Même le PTA (Congrès national des parents et des
enseignants), dont on attendait un NON, a décidé de ne
pas donner de consigne de vote. De nombreuses études montrent en
effet que la prohibition n’a aucun impact sur la consommation (on
fume deux fois plus en Californie qu’en Hollande). Au Mexique, de
larges milieux soutiennent cette légalisation, afin de mettre
fin au bain de sang que nourrit la prohibition : il aurait
causé la mort de 28’000 personnes en un peu plus de trois
ans et demi dans ce pays.

    Le Parti démocrate n’a pas pris
position pour la légalisation. Son candidat
désigné au poste de gouverneur, Jerry Brown, ainsi que la
plupart de ses élu·e·s locaux s’y opposent
même explicitement ; seuls trois de ses
député·e·s à la Chambre des
représentants soutiennent ouvertement Prop 19. Devant le
succès populaire de l’initiative, le maire de San
Francisco et le candidat désigné au poste de
Lieutenant-gouverneur regrettent aujourd’hui cette
timidité.

    Parmi les Républicains, en dépit de
l’appui enthousiaste des libertariens (défenseurs du
libre-choix individuel et de la quasi-disparition de l’Etat), la
légalisation n’a bénéficié du soutien
d’aucun dissident de poids. Les milieux patronaux s’y
opposent en invoquant une baisse possible de la productivité du
travail. Il en va de même des défenseurs des politiques
sécuritaires et de « l’Etat
pénitence » qu’elles développent dans
leur sillage.


Jean Batou


Référendums et initiatives populaires en Californie

Depuis 1911, les droits de référendum et
d’initiative ont été introduits dans la
constitution.
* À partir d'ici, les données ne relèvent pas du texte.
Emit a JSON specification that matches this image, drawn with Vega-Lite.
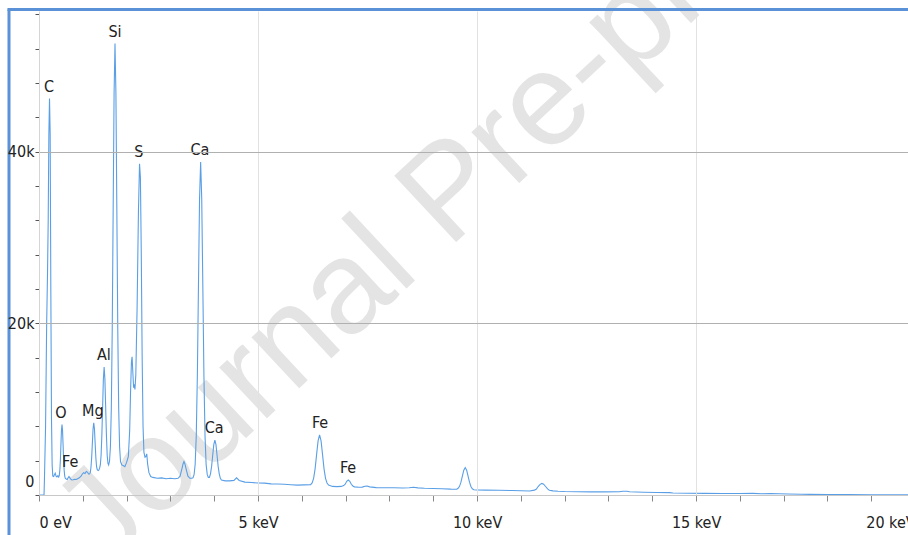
{
  "$schema": "https://vega.github.io/schema/vega-lite/v6.json",
  "width": 898,
  "height": 484,
  "autosize": {"type": "none"},
  "padding": {"left": 39, "top": 11, "right": 0, "bottom": 40},
  "background": "white",
  "config": {
    "view": {"stroke": null},
    "axis": {"labelFont": "DejaVu Sans Condensed", "labelFontSize": 16, "labelColor": "#222222"}
  },
  "datasets": {
    "spectrum": [
      {"e":0,"c":0},{"e":0.115,"c":0},{"e":0.125,"c":2000},{"e":0.15,"c":8000},{"e":0.175,"c":20000},{"e":0.195,"c":26000},{"e":0.21,"c":32000},{"e":0.225,"c":42000},{"e":0.24,"c":46200},{"e":0.255,"c":42000},{"e":0.27,"c":24000},{"e":0.285,"c":9000},{"e":0.3,"c":3500},{"e":0.315,"c":2200},{"e":0.335,"c":2150},{"e":0.355,"c":2400},{"e":0.37,"c":2550},{"e":0.39,"c":2200},{"e":0.41,"c":2100},{"e":0.43,"c":2250},{"e":0.45,"c":2100},
      {"e":0.4625,"c":2270},{"e":0.475,"c":2840},{"e":0.4875,"c":4000},{"e":0.5,"c":5800},{"e":0.5125,"c":7500},{"e":0.525,"c":8200},{"e":0.5375,"c":7500},{"e":0.55,"c":5800},{"e":0.5625,"c":4000},{"e":0.575,"c":2840},{"e":0.5875,"c":2200},{"e":0.6,"c":1950},
      {"e":0.62,"c":1850},{"e":0.645,"c":1800},{"e":0.665,"c":2000},{"e":0.685,"c":2150},{"e":0.705,"c":2000},{"e":0.725,"c":1850},{"e":0.75,"c":1750},{"e":0.78,"c":1780},{"e":0.81,"c":1820},{"e":0.85,"c":1800},{"e":0.88,"c":1900},{"e":0.92,"c":2000},{"e":0.96,"c":2200},{"e":0.99,"c":2450},{"e":1.02,"c":2600},{"e":1.05,"c":2500},{"e":1.08,"c":2750},{"e":1.11,"c":2650},{"e":1.13,"c":2450},
      {"e":1.154,"c":2450},{"e":1.17,"c":2600},{"e":1.186,"c":3200},{"e":1.202,"c":4350},{"e":1.218,"c":6000},{"e":1.234,"c":7700},{"e":1.25,"c":8400},{"e":1.266,"c":7700},{"e":1.282,"c":6000},{"e":1.298,"c":4350},{"e":1.314,"c":3300},{"e":1.33,"c":2950},{"e":1.35,"c":2850},{"e":1.365,"c":2900},
      {"e":1.382,"c":3100},{"e":1.4,"c":3500},{"e":1.417,"c":4600},{"e":1.4345,"c":6900},{"e":1.452,"c":10200},{"e":1.4695,"c":13500},{"e":1.487,"c":14900},{"e":1.5045,"c":13500},{"e":1.522,"c":10200},{"e":1.5395,"c":6900},{"e":1.557,"c":4600},{"e":1.5745,"c":3700},{"e":1.59,"c":3500},
      {"e":1.609,"c":3900},{"e":1.63,"c":5600},{"e":1.651,"c":10100},{"e":1.672,"c":19400},{"e":1.693,"c":33200},{"e":1.714,"c":46800},{"e":1.735,"c":52600},{"e":1.756,"c":46800},{"e":1.777,"c":33200},{"e":1.798,"c":19400},{"e":1.819,"c":10100},{"e":1.84,"c":5600},{"e":1.861,"c":3900},{"e":1.89,"c":3500},{"e":1.93,"c":3400},{"e":1.96,"c":3300},
      {"e":2.0,"c":3800},{"e":2.04,"c":4500},{"e":2.07,"c":7500},{"e":2.09,"c":12000},{"e":2.11,"c":15500},{"e":2.125,"c":16100},{"e":2.14,"c":14500},{"e":2.16,"c":12500},{"e":2.175,"c":12900},{"e":2.19,"c":12300},{"e":2.21,"c":14000},{"e":2.24,"c":22000},{"e":2.27,"c":33000},{"e":2.295,"c":38600},{"e":2.315,"c":37000},{"e":2.335,"c":28000},{"e":2.355,"c":16000},{"e":2.375,"c":8000},{"e":2.395,"c":5000},{"e":2.42,"c":4400},{"e":2.44,"c":4500},{"e":2.46,"c":4800},{"e":2.48,"c":3600},{"e":2.51,"c":2600},{"e":2.55,"c":2150},{"e":2.6,"c":2050},{"e":2.7,"c":1950},{"e":2.8,"c":2000},{"e":2.9,"c":1900},{"e":3.0,"c":1950},{"e":3.1,"c":1900},
      {"e":3.175,"c":1950},{"e":3.22,"c":2200},{"e":3.265,"c":3100},{"e":3.29,"c":3650},{"e":3.31,"c":3900},{"e":3.33,"c":3650},{"e":3.355,"c":3100},{"e":3.4,"c":2200},{"e":3.445,"c":1950},{"e":3.49,"c":1950},
      {"e":3.515,"c":2000},{"e":3.54,"c":2360},{"e":3.565,"c":3570},{"e":3.59,"c":6900},{"e":3.615,"c":13900},{"e":3.64,"c":24300},{"e":3.665,"c":34500},{"e":3.69,"c":38800},{"e":3.715,"c":34500},{"e":3.74,"c":24300},{"e":3.765,"c":13900},{"e":3.79,"c":6900},{"e":3.815,"c":3570},{"e":3.84,"c":2400},{"e":3.865,"c":2050},
      {"e":3.89,"c":2050},{"e":3.915,"c":2470},{"e":3.94,"c":3330},{"e":3.965,"c":4600},{"e":3.99,"c":5870},{"e":4.015,"c":6400},{"e":4.04,"c":5870},{"e":4.065,"c":4600},{"e":4.09,"c":3330},{"e":4.115,"c":2470},{"e":4.14,"c":1950},{"e":4.165,"c":1750},
      {"e":4.25,"c":1650},{"e":4.35,"c":1650},{"e":4.45,"c":1700},{"e":4.51,"c":2000},{"e":4.57,"c":1700},{"e":4.7,"c":1500},{"e":4.85,"c":1450},{"e":5.0,"c":1400},{"e":5.15,"c":1380},{"e":5.3,"c":1300},{"e":5.45,"c":1280},{"e":5.6,"c":1250},{"e":5.75,"c":1200},{"e":5.9,"c":1150},{"e":6.05,"c":1180},{"e":6.2,"c":1200},
      {"e":6.235,"c":1410},{"e":6.269,"c":1940},{"e":6.303,"c":3050},{"e":6.337,"c":4700},{"e":6.371,"c":6300},{"e":6.405,"c":7000},{"e":6.439,"c":6300},{"e":6.473,"c":4700},{"e":6.507,"c":3050},{"e":6.541,"c":1940},{"e":6.575,"c":1400},{"e":6.61,"c":1150},
      {"e":6.7,"c":1000},{"e":6.8,"c":980},{"e":6.9,"c":1000},{"e":6.955,"c":1100},{"e":6.99,"c":1250},{"e":7.025,"c":1600},{"e":7.06,"c":1750},{"e":7.095,"c":1600},{"e":7.13,"c":1250},{"e":7.165,"c":1050},{"e":7.2,"c":950},{"e":7.3,"c":900},{"e":7.38,"c":920},{"e":7.44,"c":1020},{"e":7.49,"c":1050},{"e":7.55,"c":950},{"e":7.7,"c":860},{"e":7.9,"c":850},{"e":8.1,"c":840},{"e":8.3,"c":820},{"e":8.45,"c":850},{"e":8.55,"c":900},{"e":8.65,"c":830},{"e":8.8,"c":780},{"e":9.0,"c":750},{"e":9.2,"c":720},{"e":9.4,"c":680},
      {"e":9.535,"c":670},{"e":9.5675,"c":780},{"e":9.6,"c":1010},{"e":9.6325,"c":1490},{"e":9.665,"c":2200},{"e":9.6975,"c":2900},{"e":9.73,"c":3200},{"e":9.7625,"c":2900},{"e":9.795,"c":2200},{"e":9.8275,"c":1490},{"e":9.86,"c":1000},{"e":9.8925,"c":730},{"e":9.925,"c":620},
      {"e":10.0,"c":590},{"e":10.2,"c":570},{"e":10.5,"c":550},{"e":10.8,"c":520},{"e":11.0,"c":490},{"e":11.2,"c":470},{"e":11.31,"c":570},{"e":11.355,"c":700},{"e":11.395,"c":990},{"e":11.44,"c":1240},{"e":11.48,"c":1350},{"e":11.52,"c":1260},{"e":11.565,"c":990},{"e":11.61,"c":720},{"e":11.65,"c":560},{"e":11.735,"c":480},{"e":11.85,"c":430},
      {"e":12.0,"c":400},{"e":12.3,"c":380},{"e":12.6,"c":370},{"e":12.9,"c":360},{"e":13.25,"c":370},{"e":13.33,"c":440},{"e":13.42,"c":440},{"e":13.48,"c":370},{"e":13.8,"c":320},{"e":14.1,"c":300},{"e":14.4,"c":280},{"e":14.47,"c":230},{"e":14.8,"c":210},{"e":15.2,"c":190},{"e":15.6,"c":180},{"e":16.0,"c":175},{"e":16.3,"c":190},{"e":16.5,"c":150},{"e":16.7,"c":180},{"e":16.9,"c":140},{"e":17.1,"c":120},{"e":17.4,"c":90},{"e":17.6,"c":70},{"e":18.0,"c":50},{"e":18.5,"c":40},{"e":19.0,"c":30},{"e":19.5,"c":20},{"e":20.0,"c":10},{"e":20.5,"c":0}
    ],
    "peaks": [
      {"el":"C","e":0.228,"c":46200},
      {"el":"O","e":0.5,"c":8200},
      {"el":"Fe","e":0.71,"c":2400},
      {"el":"Mg","e":1.23,"c":8400},
      {"el":"Al","e":1.48,"c":14900},
      {"el":"Si","e":1.735,"c":52600},
      {"el":"S","e":2.28,"c":38600},
      {"el":"Ca","e":3.675,"c":38800},
      {"el":"Ca","e":4.0,"c":6400},
      {"el":"Fe","e":6.415,"c":7000},
      {"el":"Fe","e":7.055,"c":1750}
    ]
  },
  "layer": [
    {
      "data": {"values": [{}]},
      "mark": {"type": "text", "text": "Journal Pre-proof", "angle": 317, "align": "left", "baseline": "alphabetic", "font": "Liberation Sans", "fontSize": 132, "color": "#e4e4e4"},
      "encoding": {
        "x": {"datum": 1.5, "type": "quantitative", "title": null},
        "y": {"datum": -8700, "type": "quantitative", "title": null}
      }
    },
    {
      "data": {"name": "spectrum"},
      "mark": {"type": "line", "color": "#5a9fe6", "strokeWidth": 1.1, "interpolate": "linear"},
      "encoding": {
        "x": {
          "field": "e", "type": "quantitative", "title": null,
          "scale": {"domain": [0, 20.5], "nice": false, "zero": false},
          "axis": {
            "values": [0,1,2,3,4,5,6,7,8,9,10,11,12,13,14,15,16,17,18,19,20],
            "tickCount": 100,
            "zindex": 1,
            "labelExpr": "datum.value == 0 ? '0 eV' : (datum.value % 5 == 0 ? datum.value + ' keV' : '')",
            "labelAlign": {"condition": [{"test": "datum.value == 0", "value": "left"}, {"test": "datum.value == 20", "value": "right"}], "value": "center"},
            "labelOverlap": false,
            "labelPadding": 13,
            "grid": true,
            "gridColor": "#e2e2e2",
            "gridOpacity": {"condition": {"test": "datum.value % 5 == 0 && datum.value > 0", "value": 1}, "value": 0},
            "tickSize": 6,
            "tickColor": "#888888",
            "domainColor": "#c8c8c8",
            "title": null
          }
        },
        "y": {
          "field": "c", "type": "quantitative", "title": null,
          "scale": {"domain": [0, 56400], "nice": false},
          "axis": {
            "values": [0,4000,8000,12000,16000,20000,24000,28000,32000,36000,40000,44000,48000,52000,56000],
            "tickCount": 100,
            "zindex": 1,
            "labelExpr": "datum.value == 0 ? '0' : (datum.value % 20000 == 0 ? (datum.value / 1000) + 'k' : '')",
            "labelOverlap": false,
            "labelPadding": 1,
            "labelOffset": {"condition": {"test": "datum.value == 0", "value": -14}, "value": 0},
            "grid": true,
            "gridColor": "#b0b0b0",
            "gridOpacity": {"condition": {"test": "datum.value % 20000 == 0 && datum.value > 0", "value": 1}, "value": 0},
            "tickSize": 4,
            "tickColor": "#555555",
            "domainColor": "#d5d5d5",
            "title": null
          }
        }
      }
    },
    {
      "data": {"name": "peaks"},
      "mark": {"type": "text", "baseline": "bottom", "dy": -4, "font": "DejaVu Sans Condensed", "fontSize": 16, "color": "#222222"},
      "encoding": {
        "x": {"field": "e", "type": "quantitative", "title": null},
        "y": {"field": "c", "type": "quantitative", "title": null},
        "text": {"field": "el"}
      }
    },
    {
      "data": {"values": [{}]},
      "mark": {"type": "rule", "color": "#5b91d7", "strokeWidth": 3},
      "encoding": {
        "x": {"datum": -0.685, "type": "quantitative", "title": null},
        "y": {"datum": -4800, "type": "quantitative", "title": null},
        "y2": {"datum": 56570}
      }
    },
    {
      "data": {"values": [{}]},
      "mark": {"type": "rule", "color": "#5b91d7", "strokeWidth": 3},
      "encoding": {
        "y": {"datum": 56570, "type": "quantitative", "title": null},
        "x": {"datum": -0.72, "type": "quantitative", "title": null},
        "x2": {"datum": 21.5}
      }
    }
  ]
}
Une initiative législative ou un
référendum peut être soumis au vote s’il est
soutenu par un nombre de signatures équivalant à 5% des
suffrages exprimés pour la dernière élection du
gouverneur (8% pour un article constitutionnel).

En prenant pour base la dernière élection au Conseil
National, il faudrait 57’000 signatures pour un
référendum ou une initiative législative (pas
prévue par la Constitution fédérale) et
91’000 pour une initiative constitutionnelle.

Prop. 19 en bref

Tout adulte de 21 ans pourrait posséder ou transporter une once
(28 gr.) de marijuana ou en cultiver 7,6 m2. La consommation ne serait
permise qu’en privé ou dans des lieux publics
spécialement agréés, jamais en présence de
mineurs.

La vente serait réglementée par les collectivités
publiques. Ainsi, une taxe de 50$ l’once (environ 2$ le gramme)
rapporterait 1,4 milliard $ supplémentaires à
l’Etat, sans compter les économies réalisées
sur les politiques de répression et d’incarcération
actuelles.

Les dispositions californiennes seraient en contradiction avec la loi
fédérale, mais rendraient pratiquement impossible la
répression de la consommation personnelle dans cet Etat.